Here are just a few of the most recent signs indicating that my children think I work for them:
1. One of my children’s favorite games to play involves them sitting on the deck and calling through the open screen door, “Happy Meal girl, bring me lunch!” They pretend they are at the McDonald’s drive-thru window ordering food. As I work in the kitchen, I hear demands like, “One peanut butter and jelly, one bologna, and two chocolate milks!” They even try to “return” their food if they don’t like it!
2. During dinner one night, I told my son to lean over his plate as meat tumbled out of his taco shell onto the floor.

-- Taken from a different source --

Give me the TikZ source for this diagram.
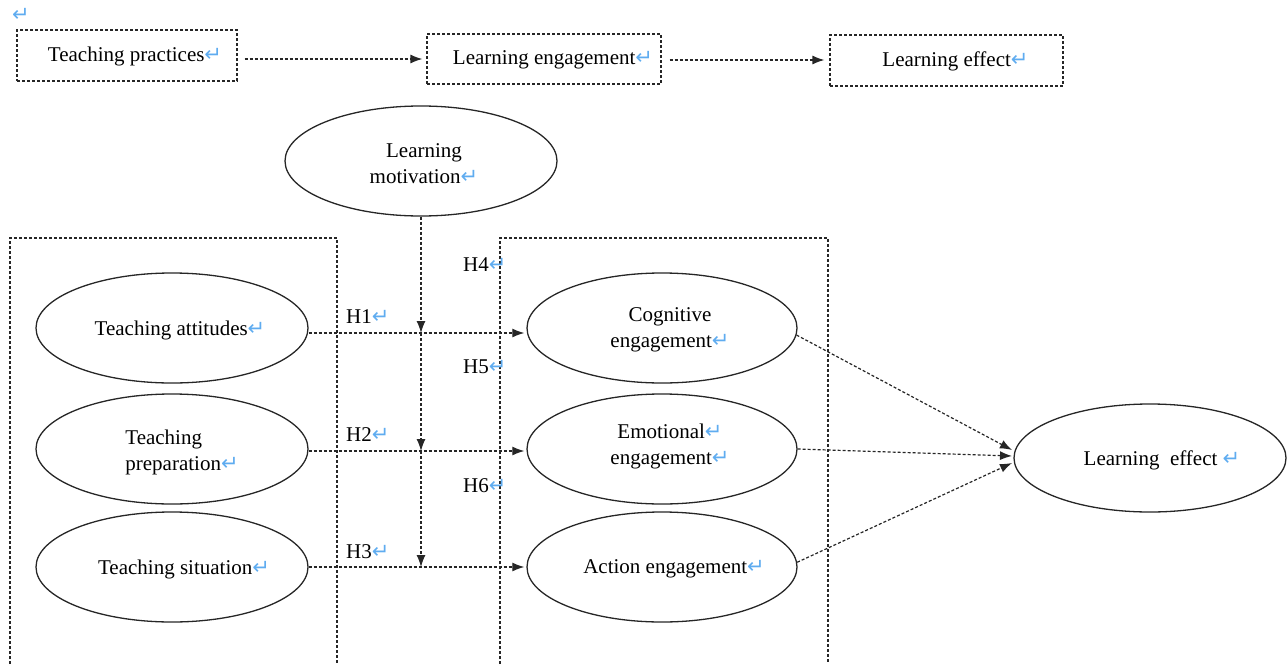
\documentclass[tikz,border=0pt]{standalone}
\usepackage{fontspec}
\setmainfont{Liberation Serif}
\newfontfamily\dejavu{DejaVu Sans}
\usetikzlibrary{shapes.geometric,arrows.meta}
\definecolor{retblue}{RGB}{95,172,240}
\newcommand\retmark{{\dejavu\color{retblue}\fontsize{21}{21}\selectfont ↵}}
\begin{document}
\begin{tikzpicture}[x=1pt,y=-1pt,
  dl/.style={draw=black!85,line width=1.2pt,dash pattern=on 3pt off 2pt},
  arr/.style={dl,-{Latex[length=12pt,width=9pt]}},
  bx/.style={dl,rectangle,inner sep=0pt},
  ell/.style={draw=black!85,line width=1.3pt,ellipse,minimum width=272pt,minimum height=110pt,inner sep=0pt},
  tx/.style={inner sep=0pt,align=center,font=\fontsize{21}{26}\selectfont},
  lab/.style={anchor=west,inner sep=0pt,font=\fontsize{21}{24}\selectfont}
]
\useasboundingbox (0,0) rectangle (1288,664);

% top row
\node[inner sep=0pt] (topret) at (21,15) {\retmark};
\node[bx,minimum width=220pt,minimum height=51pt] (tp) at (127,55.5) {};
\node[bx,minimum width=234pt,minimum height=50pt] (le1) at (544,59) {};
\node[bx,minimum width=233pt,minimum height=51pt] (lf1) at (946.5,60.5) {};
\node[tx] (tpt) at ([shift={(8,1)}]tp.center) {Teaching practices\retmark};
\node[tx] (le1t) at ([shift={(9,1)}]le1.center) {Learning engagement\retmark};
\node[tx] (lf1t) at ([shift={(9,1)}]lf1.center) {Learning effect\retmark};
\draw[arr,shorten <=7pt,shorten >=4pt] (tp.east |- 0,59) -- (le1.west |- 0,59);
\draw[arr,shorten <=8pt,shorten >=5pt] (le1.east |- 0,60) -- (lf1.west |- 0,60);

% group frames
\draw[dl] (10,664) -- (10,238) -- (337,238) -- (337,664);
\draw[dl] (500,664) -- (500,238) -- (828,238) -- (828,664);

% motivation
\node[ell] (mot) at (421,161) {};
\node[tx] (mott) at ([shift={(3,3)}]mot.center) {Learning\\motivation\retmark};

% left ellipses
\node[ell] (ta) at (172,328) {};
\node[ell] (tprep) at (172,449) {};
\node[ell] (ts) at (172,567) {};
\node[tx] (tat) at ([shift={(8,2)}]ta.center) {Teaching attitudes\retmark};
\node[tx,align=left] (tprept) at ([shift={(10,3)}]tprep.center) {Teaching\\preparation\retmark};
\node[tx] (tst) at ([shift={(12,2)}]ts.center) {Teaching situation\retmark};

% right ellipses
\node[ell,minimum width=270pt] (ce) at (662,328) {};
\node[ell,minimum width=270pt] (ee) at (662,449) {};
\node[ell,minimum width=270pt] (ae) at (662,567) {};
\node[tx] (cet) at ([shift={(8,2)}]ce.center) {Cognitive\\engagement\retmark};
\node[tx] (eet) at ([shift={(8,-3)}]ee.center) {Emotional\retmark\\engagement\retmark};
\node[tx] (aet) at ([shift={(12,2)}]ae.center) {Action engagement\retmark};

% learning effect
\node[ell,minimum height=108pt] (lf) at (1150,458) {};
\node[tx] (lft) at ([shift={(12,2)}]lf.center) {Learning\ \ effect \retmark};

% junctions
\coordinate (j1) at (421,333);
\coordinate (j2) at (421,451);
\coordinate (j3) at (421,567);

\draw[arr] (mot.south) -- (j1);
\draw[arr] (j1) -- (j2);
\draw[arr] (j2) -- (j3);

\draw[arr,shorten >=2pt] (ta.east |- j1) -- (ce.west |- j1);
\draw[arr,shorten >=2pt] (tprep.east |- j2) -- (ee.west |- j2);
\draw[arr,shorten >=2pt] (ts.east |- j3) -- (ae.west |- j3);

\coordinate (e1) at (1012,450);
\coordinate (e2) at (1012,456);
\coordinate (e3) at (1012,463);
\draw[arr] (ce.-3) -- (e1);
\draw[arr] (ee.east) -- (e2);
\draw[arr] (ae.2) -- (e3);

% labels
\node[lab] (h1) at (346,317) {H1\retmark};
\node[lab] (h2) at (346,435) {H2\retmark};
\node[lab] (h3) at (346,552) {H3\retmark};
\node[lab] (h4) at (463,265) {H4\retmark};
\node[lab] (h5) at (463,367) {H5\retmark};
\node[lab] (h6) at (463,486) {H6\retmark};
\end{tikzpicture}
\end{document}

He looked at me, confused, and asked, “Why?” He then shoved more taco into his mouth, smiled, and stated matter-of-factly, “That’s okay. You can just sweep it up if it falls on the floor.”
3. The other day my daughter dropped her cup of milk on the floor. As I was on my hands and knees wiping up the mess, she stood over me and proclaimed in a happy voice, “Mom, you are just like Cinderella!”
4. My son recently started to understand the concept that people have jobs to earn money and that money is used to buy things you need or want. He now spends his days counting little piles of coins he leaves around the house. (He is either turning into Scrooge McDuck or entertaining a career in finance). Well, the other evening I told him to go clean his room before he could eat a snack. He moaned and whined for a good bit before I eventually entered his room to help him finish the task. After we walked out of his clean(ish) room to get an apple, he handed me a dime and smiled, “Here. Good work!”
Oh, this parenting thing is hard. It is a continual battle of wanting to do everything for your children to make them happy and to make their lives easier, but simultaneously realizing that you have to teach them to find their own happiness and to do things for themselves – even when it’s hard.
I’m sure there is a happy medium. But, not today. Today, I handed the rake to my son, jumped in the pile of leaves, and told my kids to make their own pile. This worker needed a break.